All of the data should be repeated exactly; pictures are not part of the copy.

══════════════════════════════

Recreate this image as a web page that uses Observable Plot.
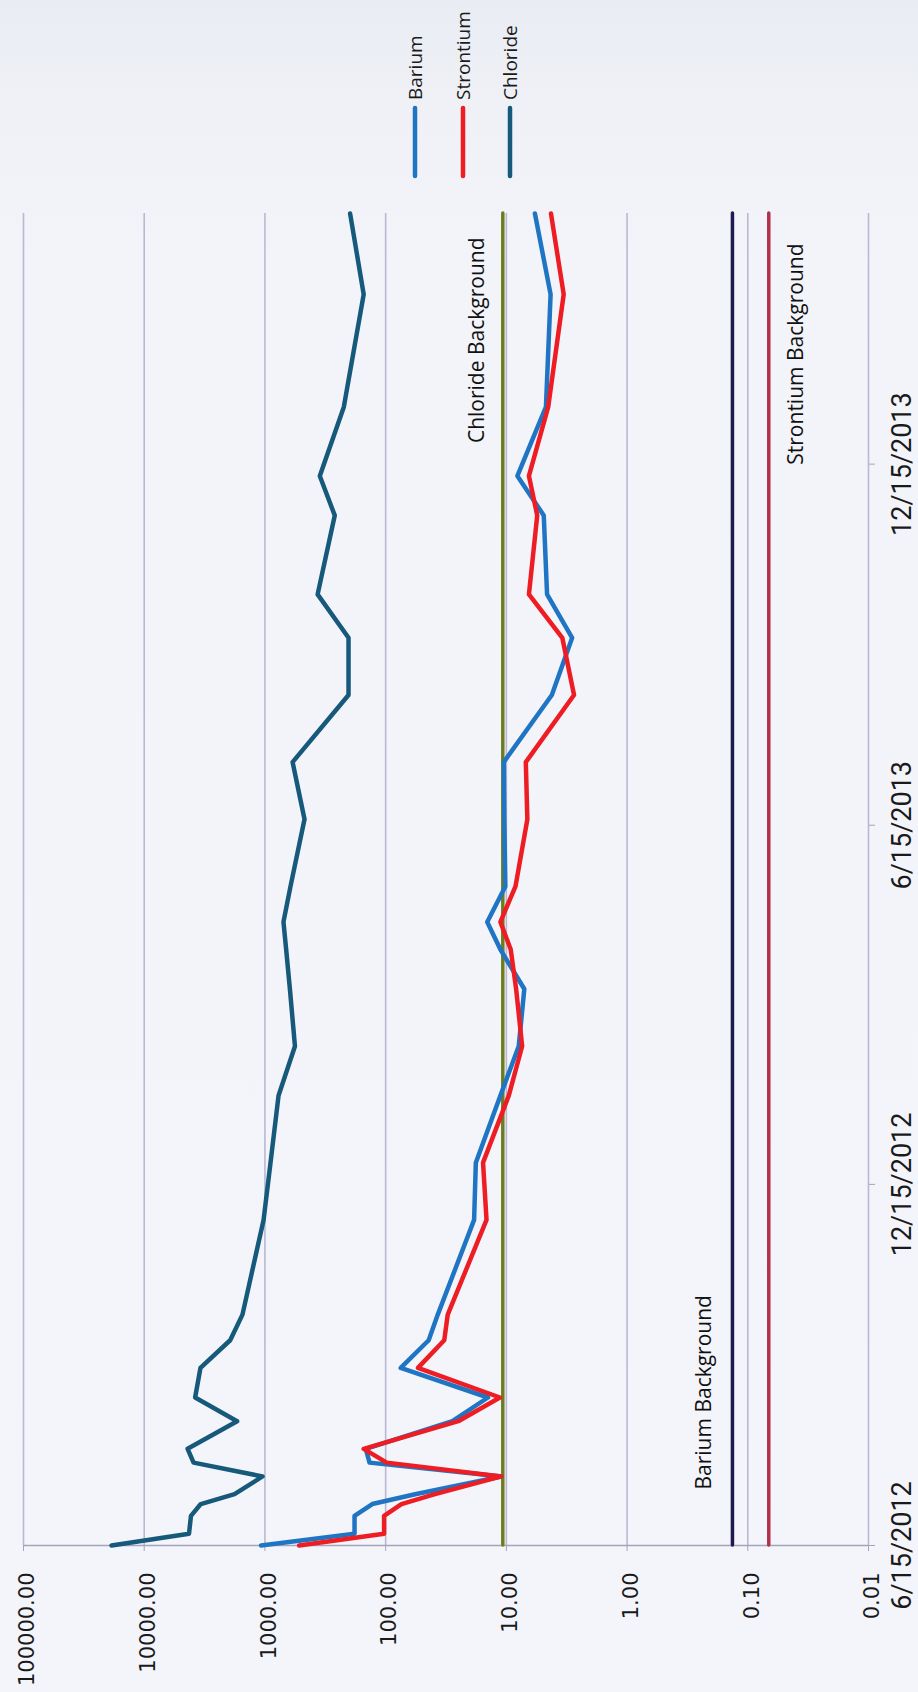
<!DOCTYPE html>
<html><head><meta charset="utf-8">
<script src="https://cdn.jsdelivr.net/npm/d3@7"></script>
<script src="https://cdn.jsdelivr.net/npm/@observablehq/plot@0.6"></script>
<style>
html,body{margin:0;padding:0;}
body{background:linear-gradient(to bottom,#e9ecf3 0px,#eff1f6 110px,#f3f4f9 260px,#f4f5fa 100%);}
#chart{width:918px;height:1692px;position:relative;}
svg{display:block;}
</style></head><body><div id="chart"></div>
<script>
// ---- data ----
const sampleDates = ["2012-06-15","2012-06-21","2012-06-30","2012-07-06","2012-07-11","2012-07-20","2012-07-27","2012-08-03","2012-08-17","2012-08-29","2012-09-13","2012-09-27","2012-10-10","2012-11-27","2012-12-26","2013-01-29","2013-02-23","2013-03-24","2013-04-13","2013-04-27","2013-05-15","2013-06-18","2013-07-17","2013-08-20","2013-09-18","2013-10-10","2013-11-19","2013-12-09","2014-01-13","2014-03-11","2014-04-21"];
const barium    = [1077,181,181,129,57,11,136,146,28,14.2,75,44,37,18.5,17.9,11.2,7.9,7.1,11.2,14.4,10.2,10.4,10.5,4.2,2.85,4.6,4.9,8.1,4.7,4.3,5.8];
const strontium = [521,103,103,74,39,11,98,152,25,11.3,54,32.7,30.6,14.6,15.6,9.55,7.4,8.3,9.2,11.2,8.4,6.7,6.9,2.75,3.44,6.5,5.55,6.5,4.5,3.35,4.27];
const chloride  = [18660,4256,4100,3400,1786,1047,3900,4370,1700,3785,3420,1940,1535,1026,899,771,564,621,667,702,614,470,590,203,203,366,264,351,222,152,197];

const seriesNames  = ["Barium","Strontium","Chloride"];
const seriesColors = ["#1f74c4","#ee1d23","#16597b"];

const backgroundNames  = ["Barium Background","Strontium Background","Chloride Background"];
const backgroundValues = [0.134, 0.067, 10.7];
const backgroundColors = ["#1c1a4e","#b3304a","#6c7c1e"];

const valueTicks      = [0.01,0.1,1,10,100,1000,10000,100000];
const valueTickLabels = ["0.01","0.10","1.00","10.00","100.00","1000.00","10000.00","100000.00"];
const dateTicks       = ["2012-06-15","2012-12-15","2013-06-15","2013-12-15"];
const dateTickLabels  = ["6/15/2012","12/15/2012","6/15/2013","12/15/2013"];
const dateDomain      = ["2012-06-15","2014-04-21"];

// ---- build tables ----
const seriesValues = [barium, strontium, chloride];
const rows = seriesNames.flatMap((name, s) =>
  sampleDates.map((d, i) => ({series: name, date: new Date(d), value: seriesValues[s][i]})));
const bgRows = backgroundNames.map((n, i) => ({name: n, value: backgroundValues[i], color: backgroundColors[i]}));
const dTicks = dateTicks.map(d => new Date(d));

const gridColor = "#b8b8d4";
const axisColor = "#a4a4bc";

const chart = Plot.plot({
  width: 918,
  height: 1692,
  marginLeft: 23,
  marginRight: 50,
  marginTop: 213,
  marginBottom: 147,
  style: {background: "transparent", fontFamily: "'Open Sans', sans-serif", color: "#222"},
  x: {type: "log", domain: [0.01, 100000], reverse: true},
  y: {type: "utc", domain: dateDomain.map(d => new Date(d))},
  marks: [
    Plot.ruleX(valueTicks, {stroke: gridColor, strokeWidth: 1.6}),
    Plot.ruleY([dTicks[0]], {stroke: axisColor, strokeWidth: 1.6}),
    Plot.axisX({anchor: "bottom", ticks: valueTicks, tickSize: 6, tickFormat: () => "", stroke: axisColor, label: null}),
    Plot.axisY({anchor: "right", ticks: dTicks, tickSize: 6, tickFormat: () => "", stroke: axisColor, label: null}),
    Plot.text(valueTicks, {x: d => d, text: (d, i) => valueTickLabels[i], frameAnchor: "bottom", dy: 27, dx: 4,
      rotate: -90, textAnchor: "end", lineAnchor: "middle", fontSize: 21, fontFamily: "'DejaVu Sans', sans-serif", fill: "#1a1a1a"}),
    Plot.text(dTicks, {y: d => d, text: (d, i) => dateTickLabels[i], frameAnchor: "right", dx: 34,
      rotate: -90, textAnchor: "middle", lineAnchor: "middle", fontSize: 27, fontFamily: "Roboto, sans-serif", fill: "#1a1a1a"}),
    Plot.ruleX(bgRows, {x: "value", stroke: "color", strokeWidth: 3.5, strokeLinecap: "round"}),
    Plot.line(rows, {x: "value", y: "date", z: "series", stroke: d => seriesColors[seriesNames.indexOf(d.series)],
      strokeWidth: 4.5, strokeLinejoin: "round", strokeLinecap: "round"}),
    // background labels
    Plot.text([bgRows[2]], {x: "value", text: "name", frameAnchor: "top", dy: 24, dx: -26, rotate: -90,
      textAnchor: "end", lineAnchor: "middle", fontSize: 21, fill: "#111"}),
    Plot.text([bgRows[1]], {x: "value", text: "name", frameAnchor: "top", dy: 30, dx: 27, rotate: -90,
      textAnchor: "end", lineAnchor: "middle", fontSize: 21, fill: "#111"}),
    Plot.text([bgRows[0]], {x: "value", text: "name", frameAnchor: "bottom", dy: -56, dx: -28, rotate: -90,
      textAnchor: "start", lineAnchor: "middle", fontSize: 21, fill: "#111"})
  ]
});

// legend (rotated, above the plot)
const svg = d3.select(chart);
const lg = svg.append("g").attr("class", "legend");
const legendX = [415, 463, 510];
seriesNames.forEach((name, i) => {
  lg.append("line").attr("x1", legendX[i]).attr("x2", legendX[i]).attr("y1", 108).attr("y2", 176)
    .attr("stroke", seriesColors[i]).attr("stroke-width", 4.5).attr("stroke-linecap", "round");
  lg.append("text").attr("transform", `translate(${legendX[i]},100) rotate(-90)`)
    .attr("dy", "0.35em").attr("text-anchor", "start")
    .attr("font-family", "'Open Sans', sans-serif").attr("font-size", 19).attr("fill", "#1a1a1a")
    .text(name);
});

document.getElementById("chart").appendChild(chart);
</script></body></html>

══════════════════════════════

RESULT —
Recreate this image as a web page that uses Observable Plot.
<!DOCTYPE html>
<html><head><meta charset="utf-8">
<script src="https://cdn.jsdelivr.net/npm/d3@7"></script>
<script src="https://cdn.jsdelivr.net/npm/@observablehq/plot@0.6"></script>
<style>
html,body{margin:0;padding:0;}
body{background:linear-gradient(to bottom,#e9ecf3 0px,#eff1f6 110px,#f3f4f9 260px,#f4f5fa 100%);}
#chart{width:918px;height:1692px;position:relative;}
svg{display:block;}
</style></head><body><div id="chart"></div>
<script>
// ---- data ----
const sampleDates = ["2012-06-15","2012-06-21","2012-06-30","2012-07-06","2012-07-11","2012-07-20","2012-07-27","2012-08-03","2012-08-17","2012-08-29","2012-09-13","2012-09-27","2012-10-10","2012-11-27","2012-12-26","2013-01-29","2013-02-23","2013-03-24","2013-04-13","2013-04-27","2013-05-15","2013-06-18","2013-07-17","2013-08-20","2013-09-18","2013-10-10","2013-11-19","2013-12-09","2014-01-13","2014-03-11","2014-04-21"];
const barium    = [1077,181,181,129,57,11,136,146,28,14.2,75,44,37,18.5,17.9,11.2,7.9,7.1,11.2,14.4,10.2,10.4,10.5,4.2,2.85,4.6,4.9,8.1,4.7,4.3,5.8];
const strontium = [521,103,103,74,39,11,98,152,25,11.3,54,32.7,30.6,14.6,15.6,9.55,7.4,8.3,9.2,11.2,8.4,6.7,6.9,2.75,3.44,6.5,5.55,6.5,4.5,3.35,4.27];
const chloride  = [18660,4256,4100,3400,1786,1047,3900,4370,1700,3785,3420,1940,1535,1026,899,771,564,621,667,702,614,470,590,203,203,366,264,351,222,152,197];

const seriesNames  = ["Barium","Strontium","Chloride"];
const seriesColors = ["#1f74c4","#ee1d23","#16597b"];

const backgroundNames  = ["Barium Background","Strontium Background","Chloride Background"];
const backgroundValues = [0.134, 0.067, 10.7];
const backgroundColors = ["#1c1a4e","#b3304a","#6c7c1e"];

const valueTicks      = [0.01,0.1,1,10,100,1000,10000,100000];
const valueTickLabels = ["0.01","0.10","1.00","10.00","100.00","1000.00","10000.00","100000.00"];
const dateTicks       = ["2012-06-15","2012-12-15","2013-06-15","2013-12-15"];
const dateTickLabels  = ["6/15/2012","12/15/2012","6/15/2013","12/15/2013"];
const dateDomain      = ["2012-06-15","2014-04-21"];

// ---- build tables ----
const seriesValues = [barium, strontium, chloride];
const rows = seriesNames.flatMap((name, s) =>
  sampleDates.map((d, i) => ({series: name, date: new Date(d), value: seriesValues[s][i]})));
const bgRows = backgroundNames.map((n, i) => ({name: n, value: backgroundValues[i], color: backgroundColors[i]}));
const dTicks = dateTicks.map(d => new Date(d));

const gridColor = "#b8b8d4";
const axisColor = "#a4a4bc";

const chart = Plot.plot({
  width: 918,
  height: 1692,
  marginLeft: 23,
  marginRight: 50,
  marginTop: 213,
  marginBottom: 147,
  style: {background: "transparent", fontFamily: "'Open Sans', sans-serif", color: "#222"},
  x: {type: "log", domain: [0.01, 100000], reverse: true},
  y: {type: "utc", domain: dateDomain.map(d => new Date(d))},
  marks: [
    Plot.ruleX(valueTicks, {stroke: gridColor, strokeWidth: 1.6}),
    Plot.ruleY([dTicks[0]], {stroke: axisColor, strokeWidth: 1.6}),
    Plot.axisX({anchor: "bottom", ticks: valueTicks, tickSize: 6, tickFormat: () => "", stroke: axisColor, label: null}),
    Plot.axisY({anchor: "right", ticks: dTicks, tickSize: 6, tickFormat: () => "", stroke: axisColor, label: null}),
    Plot.text(valueTicks, {x: d => d, text: (d, i) => valueTickLabels[i], frameAnchor: "bottom", dy: 27, dx: 4,
      rotate: -90, textAnchor: "end", lineAnchor: "middle", fontSize: 21, fontFamily: "'DejaVu Sans', sans-serif", fill: "#1a1a1a"}),
    Plot.text(dTicks, {y: d => d, text: (d, i) => dateTickLabels[i], frameAnchor: "right", dx: 34,
      rotate: -90, textAnchor: "middle", lineAnchor: "middle", fontSize: 27, fontFamily: "Roboto, sans-serif", fill: "#1a1a1a"}),
    Plot.ruleX(bgRows, {x: "value", stroke: "color", strokeWidth: 3.5, strokeLinecap: "round"}),
    Plot.line(rows, {x: "value", y: "date", z: "series", stroke: d => seriesColors[seriesNames.indexOf(d.series)],
      strokeWidth: 4.5, strokeLinejoin: "round", strokeLinecap: "round"}),
    // background labels
    Plot.text([bgRows[2]], {x: "value", text: "name", frameAnchor: "top", dy: 24, dx: -26, rotate: -90,
      textAnchor: "end", lineAnchor: "middle", fontSize: 21, fill: "#111"}),
    Plot.text([bgRows[1]], {x: "value", text: "name", frameAnchor: "top", dy: 30, dx: 27, rotate: -90,
      textAnchor: "end", lineAnchor: "middle", fontSize: 21, fill: "#111"}),
    Plot.text([bgRows[0]], {x: "value", text: "name", frameAnchor: "bottom", dy: -56, dx: -28, rotate: -90,
      textAnchor: "start", lineAnchor: "middle", fontSize: 21, fill: "#111"})
  ]
});

// legend (rotated, above the plot)
const svg = d3.select(chart);
const lg = svg.append("g").attr("class", "legend");
const legendX = [415, 463, 510];
seriesNames.forEach((name, i) => {
  lg.append("line").attr("x1", legendX[i]).attr("x2", legendX[i]).attr("y1", 108).attr("y2", 176)
    .attr("stroke", seriesColors[i]).attr("stroke-width", 4.5).attr("stroke-linecap", "round");
  lg.append("text").attr("transform", `translate(${legendX[i]},100) rotate(-90)`)
    .attr("dy", "0.35em").attr("text-anchor", "start")
    .attr("font-family", "'Open Sans', sans-serif").attr("font-size", 19).attr("fill", "#1a1a1a")
    .text(name);
});

document.getElementById("chart").appendChild(chart);
</script></body></html>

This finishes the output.